Simon removed a laptop from his briefcase and called up the website: a new student organization called S.A.F.E.—or Students Against Faculty Extravagance—arguing that university professors were wasting taxpayer money. Their evidence? One Samuel Anderson, a professor of English, who, according to the website, abused his office computer privileges:
During routine maintenance, the Computer Support Center found logs showing Professor Anderson uses his computer to play “World of Elfscape” for a frankly shocking number of hours each week. This is a completely unacceptable use of university resources.
There was also an associated letter-writing campaign that had gotten the attention of the dean, the press, and the governor’s office. Now the whole matter was being sent to the university disciplinary committee for a full hearing.

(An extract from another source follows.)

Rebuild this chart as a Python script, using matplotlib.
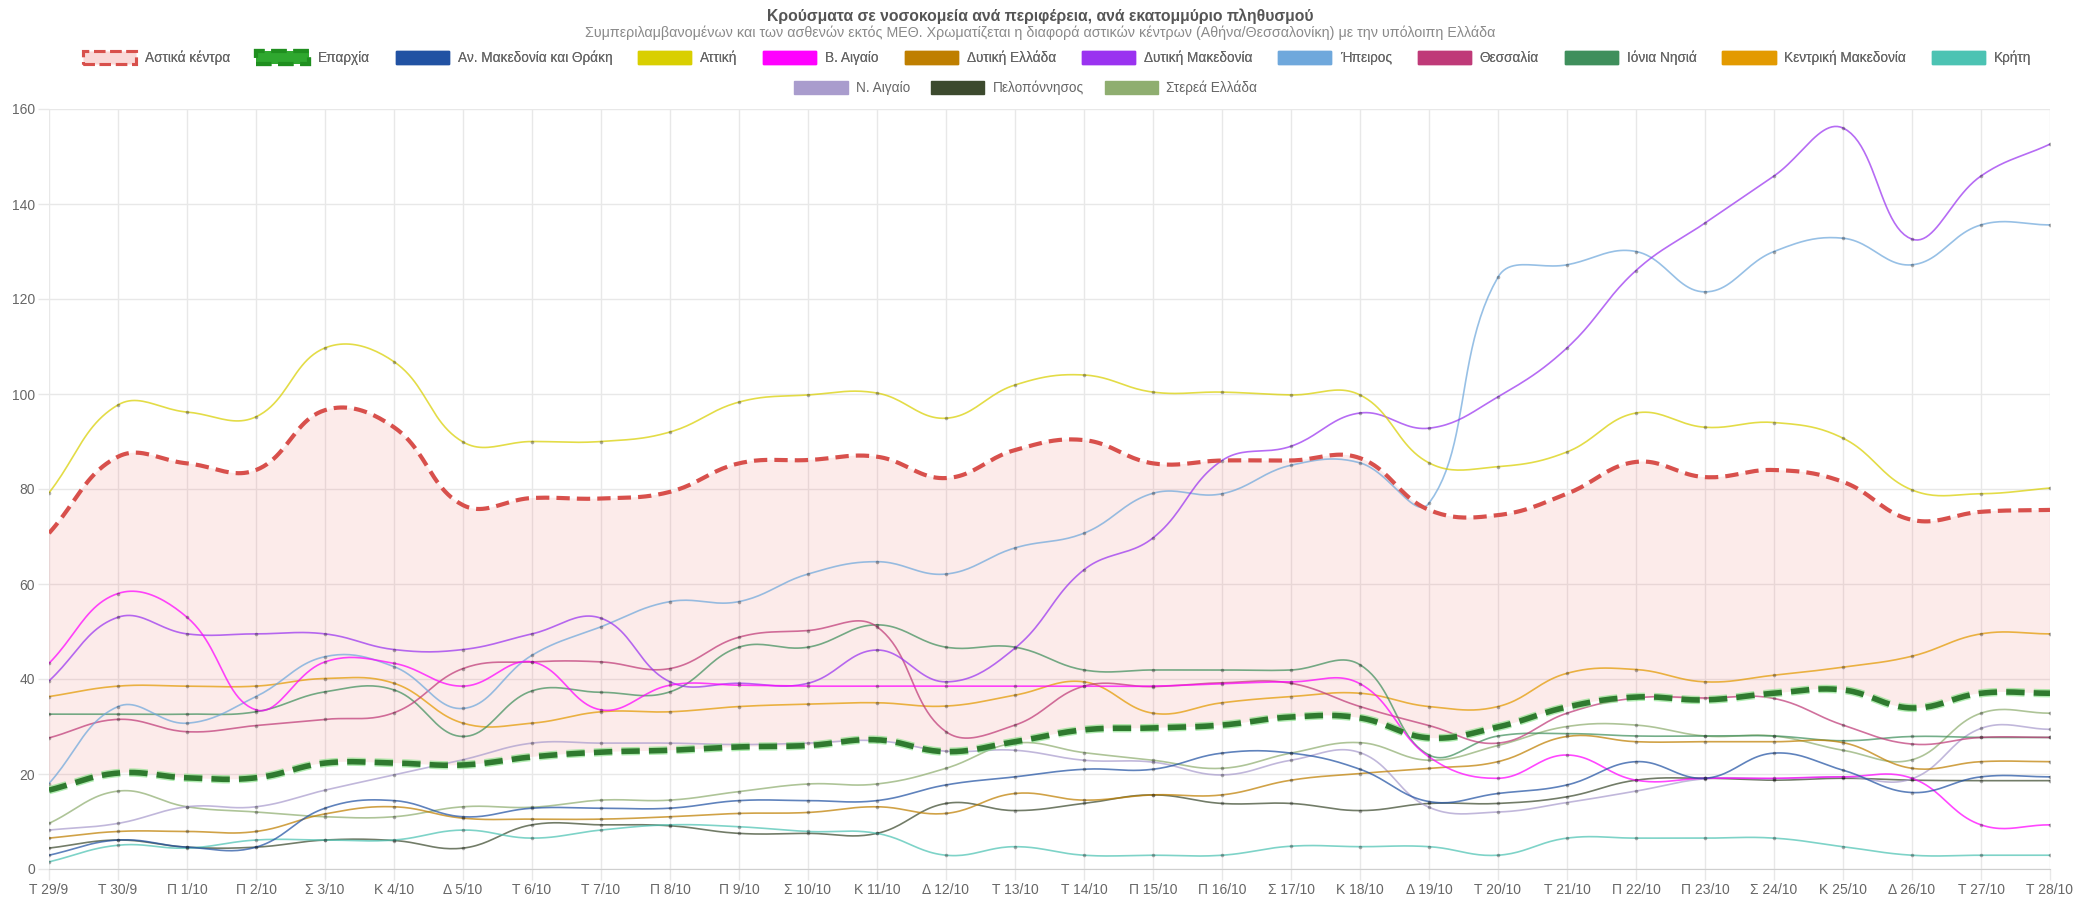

“Oh, shit,” Samuel said at the thought of explaining Elfscape to a committee of humorless gray-haired professors of philosophy and rhetoric and theology. It made him break out in an immediate sweat, justifying to his colleagues why he had a robust second life as an elven thief. Oh god.
The president of S.A.F.E. was quoted on the website as saying that students needed to be vigorous watchdogs of faculty who wasted their tuition dollars. The student’s name was, of course, Laura Pottsdam.
“Fuck this,” Samuel said, closing the laptop. He walked over to the expanse of windows on the apartment’s north wall and looked out at the jagged city.
He remembered Periwinkle’s ridiculous advice: that he should declare bankruptcy and move to Jakarta. That was actually sounding pretty good right about now. “I think it’s time to leave,” he said.
“Excuse me, sir?”
“It’s time to get on a plane and leave,” Samuel said. “Leave my job, and my life, and the whole country. Start fresh, somewhere else.”